After some discussion from the floor, the Chairman then moved the vote and IT WAS RESOLVED that the Annual Report containing the Statements of Financial Performance, Financial Position, Cash Flows and Notes to the Financial Statements, together with the Directors’ and Auditor’s Reports be adopted.

Moved by David Toland. Seconded by Marilyn Hext. Carried on a show of hands.

2. DIRECTORS

The Chairman handed the Election of Mr Christopher Hext to the Board over to the CEO/Managing Director who thanked Mr Hext for his great ongoing contribution to the development of the company over a number of years. IT WAS RESOLVED that Mr Chris Hext be re-elected as a Director for a further period of 3 years in accordance with the Company’s Constitution and Listing Rule 14.4.

Moved by Ray Titman. Seconded by Paul Camillos. Carried on a show of hands.

The Chairman then thanked Mr Tom Love who had previously reached Board Retirement Age for his great ongoing contribution to the development of the company over many, many years through various long and several difficult times and his sincere determination to see the company develop in accordance with the current Board’s vision.

IT WAS RESOLVED that Mr Tom Love be re-elected as a Director for a further period of 1 year in accordance with the Company’s Constitution and Listing Rule 14.4.

Moved by Maurie Abbott. Seconded by Rat Titman. Carried on a show of hands.

3. DIRECTORS’ REMUNERATION REPORT

The Chairman raised the matter of the Company’s Directors’ Remuneration Report and that it should be adopted Moved by Lewis Timms. Seconded by Maurie Abbott.

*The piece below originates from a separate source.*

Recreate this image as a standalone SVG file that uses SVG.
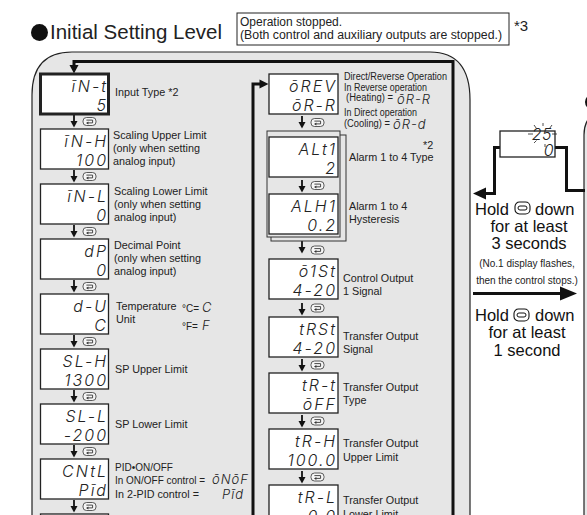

Carried on a show of hands.

GENERAL BUSINESS :

The Chairman invited questions from members at the meeting.

Several questions were put to the Board by shareholders and answered or taken on board.

CLOSURE :

The Chairman then asked the meeting for any further business which members wished to raise in accordance with the Constitution or any further questions.

There being no further matters raised, the Chairman again thanked the Members for their attendance and declared the Meeting closed at 11.50 AM.